Under the new deal, more than 150 conference events will air on linear TV each year, including around 41 football games, keeping level the previous deal’s ratio of linear TV football games relative to the number of schools.
Fox Sports will air 12 regular season football games on Fox, FS1 or FS2 and will continue broadcasting the football conference championship game. It will also air 20 men’s basketball games across the three networks.
CBS Sports Network will air 14 regular season football games, and at least one game will be aired on main CBS. The league will have 18 men’s basketball games, plus the tournament quarterfinals and semifinals, on CBSSN, and the championship game will air on CBS. Women’s basketball will have two regular season games and the tournament championship on CBSSN. (The games on main CBS will be available to stream on Paramount Plus).
The CW will air 13 regular season football games, 20 men’s basketball games and 15 women’s basketball games. The games on The CW will be produced by the Mountain West, as is the case for other leagues whose games air on the network.
“We’re pleased with the exposure,” Nevarez told The Athletic. “CBS and Fox are ongoing national partners, and The CW is new to the space but definitely committed to building a sports vertical. Having so much more exposure for women’s basketball is also important to us.”
More than 1,000 other live events will continue to be broadcast on the Mountain West App, which will move from a free streaming service to a pay service and will be available on most Smart TV and mobile platforms.
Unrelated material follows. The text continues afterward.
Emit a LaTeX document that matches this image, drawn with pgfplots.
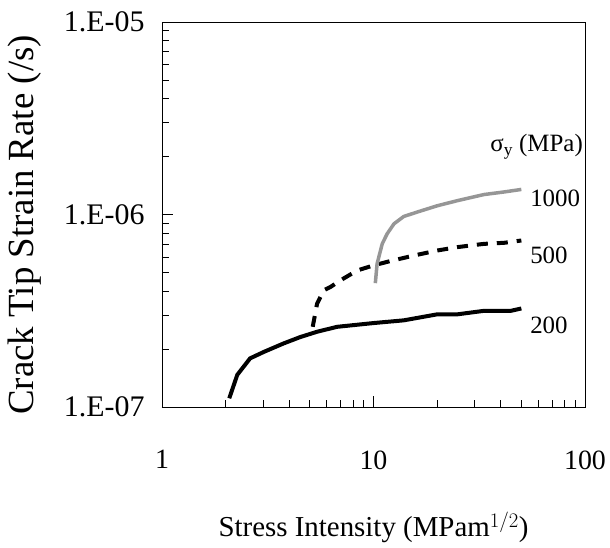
\documentclass[border=0pt]{standalone}
\usepackage{fontspec}
\setmainfont{Liberation Serif}
\usepackage{pgfplots}
\pgfplotsset{compat=1.18}
\usetikzlibrary{calc}
\definecolor{hatchgray}{RGB}{150,150,150}

\begin{document}
\begin{tikzpicture}
\begin{axis}[
  scale only axis,
  width=423bp, height=385bp,
  xmode=log, ymode=log,
  xmin=1, xmax=100,
  ymin=1e-7, ymax=1e-5,
  axis line style={black, line width=0.8bp},
  xtick={1,10,100}, xticklabels={1,10,100},
  ytick={1e-7,1e-6,1e-5}, yticklabels={1.E-07,1.E-06,1.E-05},
  xtick pos=bottom, ytick pos=left,
  tick align=inside,
  major tick length=11bp, minor tick length=7bp,
  tick style={black, line width=0.8bp},
  xticklabel style={font=\fontsize{28}{30}\selectfont, yshift=-40bp},
  yticklabel style={font=\fontsize{30}{32}\selectfont, xshift=-14bp},
  xlabel={Stress Intensity (MPam$^{1/2}$)},
  ylabel={Crack Tip Strain Rate (/s)},
  xlabel style={font=\fontsize{29}{31}\selectfont, at={(rel axis cs:0.5,0)}, anchor=center, yshift=-120bp},
  ylabel style={font=\fontsize{37}{39}\selectfont, at={(rel axis cs:0,0.473)}, anchor=center, yshift=137bp},
  clip=false,
]
\coordinate (O) at (rel axis cs:0,0);
\coordinate (T) at (rel axis cs:1,1);

% sigma_y = 200 MPa
\addplot[black, line width=4bp] coordinates {
  (2.08,1.11e-7)(2.27,1.47e-7)(2.61,1.79e-7)(3.02,1.93e-7)(3.76,2.14e-7)
  (4.51,2.31e-7)(5.41,2.46e-7)(6.73,2.61e-7)(10.0,2.73e-7)(13.9,2.82e-7)
  (20.0,3.03e-7)(24.9,3.03e-7)(33.3,3.16e-7)(44.6,3.16e-7)(50,3.25e-7)
};
% sigma_y = 500 MPa
\addplot[black, line width=4bp, dash pattern=on 11bp off 9bp] coordinates {
  (5.16,2.61e-7)(5.41,3.44e-7)(5.82,4.04e-7)(6.25,4.2e-7)(6.98,4.55e-7)
  (8.37,5.12e-7)(10.0,5.44e-7)(12.0,5.73e-7)(15.6,6.13e-7)(20.0,6.5e-7)
  (24.9,6.77e-7)(33.3,7.04e-7)(41.5,7.13e-7)(50,7.33e-7)
};
% sigma_y = 1000 MPa
\addplot[hatchgray, line width=3.5bp] coordinates {
  (10.2,4.4e-7)(10.4,5.55e-7)(11.0,7.05e-7)(11.6,7.94e-7)(12.5,8.95e-7)
  (13.9,9.77e-7)(16.1,1.03e-6)(20.0,1.11e-6)(24.9,1.18e-6)(33.3,1.27e-6)
  (41.5,1.31e-6)(50,1.35e-6)
};

\node[anchor=west, font=\fontsize{25}{27}\selectfont, inner sep=0pt] at (axis cs:35.6,2.24e-6) {σ\textsubscript{y} (MPa)};
\node[anchor=west, font=\fontsize{25}{27}\selectfont, inner sep=0pt] at (axis cs:55,1.22e-6) {1000};
\node[anchor=west, font=\fontsize{25}{27}\selectfont, inner sep=0pt] at (axis cs:55,6.16e-7) {500};
\node[anchor=west, font=\fontsize{25}{27}\selectfont, inner sep=0pt] at (axis cs:55,2.67e-7) {200};
\end{axis}
\path[use as bounding box] ($(O)+(-162bp,-141bp)$) rectangle ($(T)+(25bp,22bp)$);
\end{tikzpicture}
\end{document}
Two price tiers will be introduced in July for monthly and annual subscriptions. (The Mountain West was the first conference to have a league TV network, which lasted from 2006 to 2013.)
Nevarez said schools will directly earn money from the number of app subscriptions they drive. The specifics of that arrangement are still being worked out.
“For years, we’ve been building the app, and we’re really proud of the platform and the quality of production,” Nevarez said. “In this day and age of revenue sharing and NIL, we felt it was time to bet on ourselves and put a paywall around it knowing that dollars from subscriptions will go back to the school that brought those in.”
2026 FBS football members
| Mountain West | Pac-12 |
|---|---|
|
Air Force |
Boise State |
|
Hawaii |
Colorado State |
|
Nevada |
Fresno State |
|
New Mexico |
Oregon State |
|
Northern Illinois |
San Diego State |
|
San Jose State |
Texas State |
|
UNLV |
Utah State |
|
UTEP |
Washington State |
|
Wyoming |
For all the drama around the Mountain West and Pac-12’s fight for members, their new TV deals are quite similar in exposure.
The CW has promised 13 regular season football games each for both leagues. The MW will have more football games on CBSSN (14 vs. a maximum of 10 for the Pac-12), but the Pac-12 will have more on CBS (a minimum of three vs. a minimum of one for the MW), and the Pac-12 has one fewer football school. Both football championship games will be on a broadcast network (Fox for the MW, CBS for the Pac-12), and CBS will air both men’s basketball tournament championship games.
The main difference is the third partner. The MW has Fox Sports, while the Pac-12 has a more expansive partnership with USA Sports, which will air 22 football games and 50 men’s basketball games per year. That means all Pac-12 football games will be on linear TV. Games on USA Sports will be produced by the Pac-12. The financials of the Pac-12 deal have also not been disclosed.
Many people around college sports have questioned why the Mountain West and the Pac-12 leftovers didn’t simply merge amid the wave of conference realignment that caused four Pac-12 schools to leave for the Big Ten, four more to join the Big 12 and two to join the ACC. Ultimately, after scheduling negotiations between the Mountain West and Oregon State/Washington State broke down, some of the highest-resourced MW schools preferred to join the Pac-12 remnants, believing they could build a better league with leaner numbers. As a result, the set of FBS conferences outside the Power 4 previously known as the Group of 5 will grow to a Group of 6 in 2026.
“I think one league in the west would be stronger, make more sense,” Nevarez said. “But competition can also make folks stronger and lead to more. It is what it is, and we’re ready for it.”